01 · PatternsThis week's patterns
Three techniques appeared across reported cases and regulatory actions this period. Each names the method, not the office.
Lookalike-domain redirect
A fraudster registers a domain that differs from the legitimate seller or agent by a single character — swapping an "m" for "rn," or adding a hyphen — then sends revised wiring instructions from that domain. The mismatch is visible if the office compares the sender domain to the one already in the file, but invisible if the reply is read in isolation.
Source: Mago v. Arizona Escrow & Financial Corp. (Ariz. Ct. App. 2023) →Channel-convergence closure
The office flags an open item — a payee name that does not match, a new account, a changed bank — and asks for confirmation. The confirmation comes back through the same compromised channel the fraud is riding on. The open item gets "closed" without the office ever checking an independent, known-good source. The question was raised. The question was never resolved against a source the fraud could not reach.

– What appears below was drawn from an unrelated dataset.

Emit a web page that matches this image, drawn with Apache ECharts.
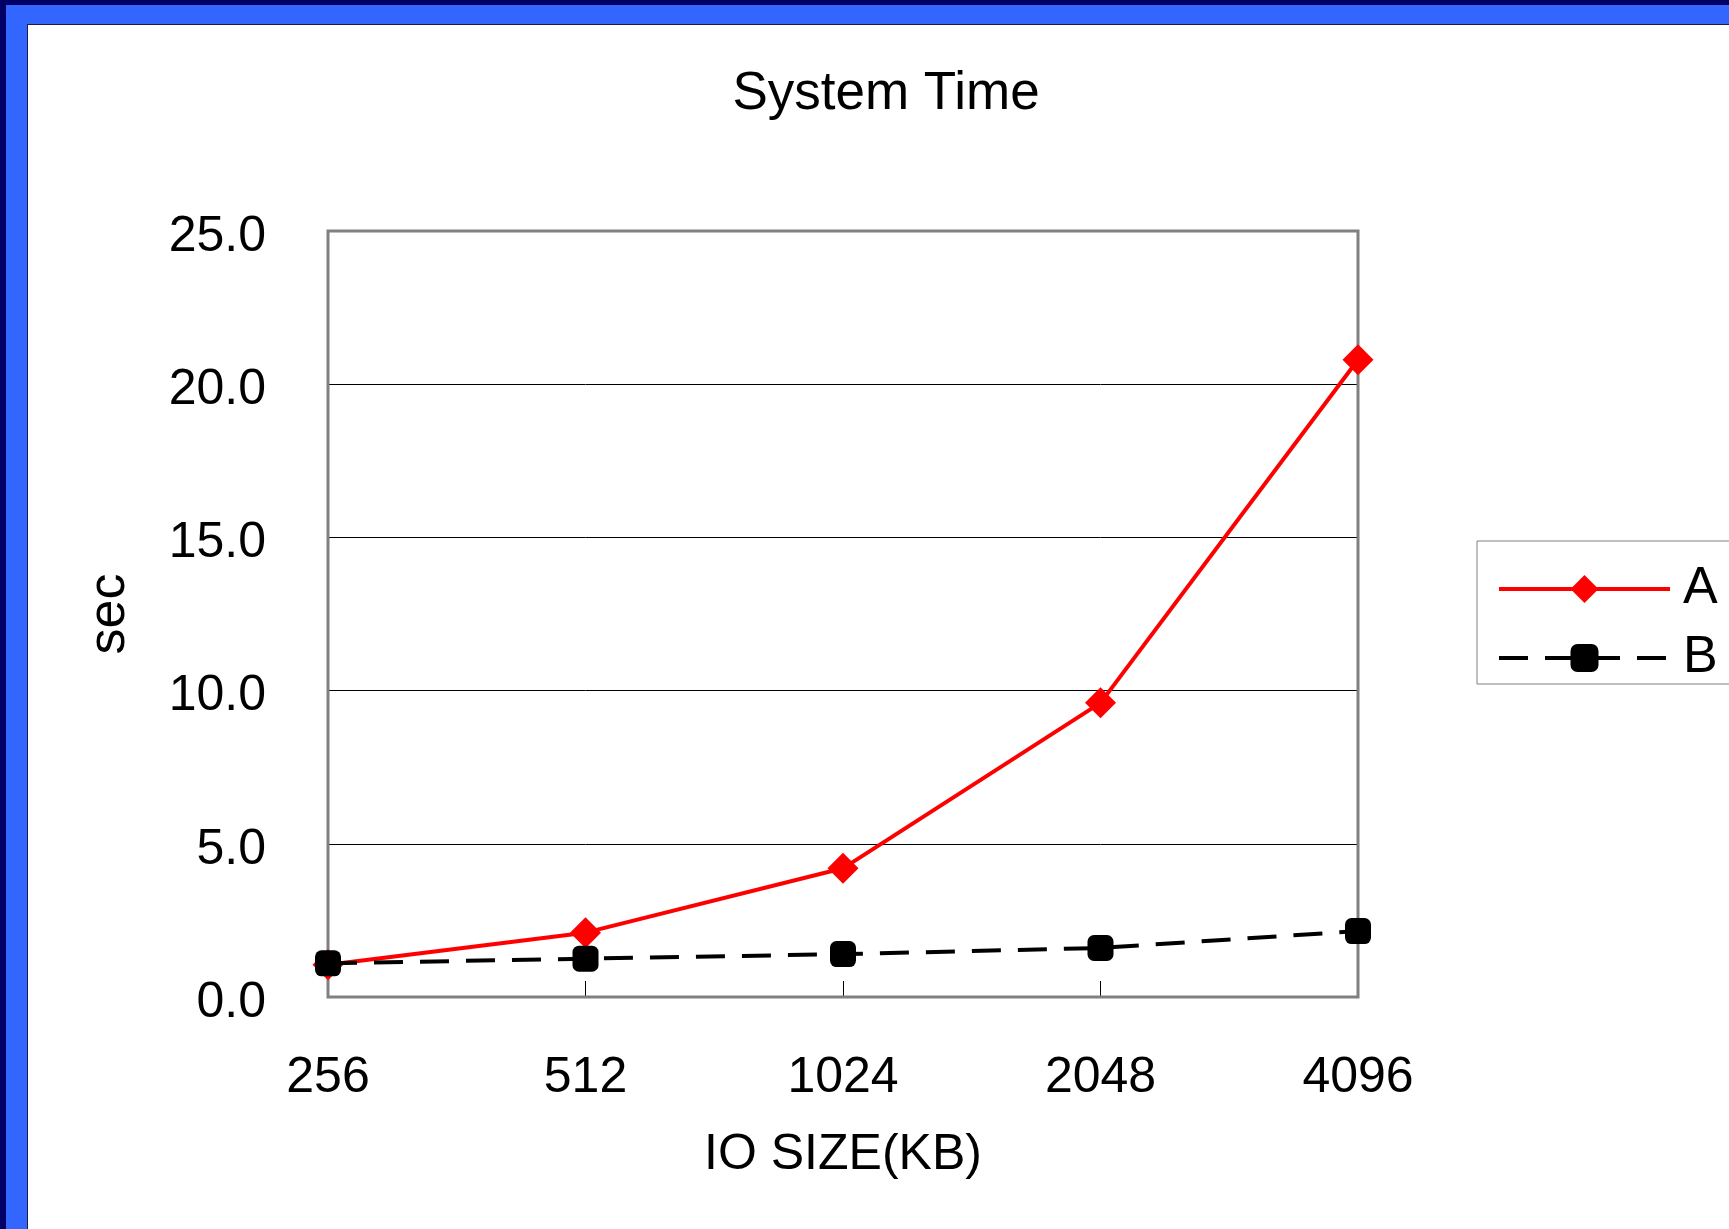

Source: Chicago Title v. Earnspark (S.D.N.Y. 2026, pending) →Filtering-rule suppression
A fraudster infiltrates a party's email account and sets up mailbox filtering rules that hide the other side's messages from the account holder. The fraudster sends revised instructions to the paying party, collects the funds, and the legitimate account holder never sees the warning messages that would have exposed the redirect. The office wires against instructions it believes are confirmed, because no one on the compromised side objects.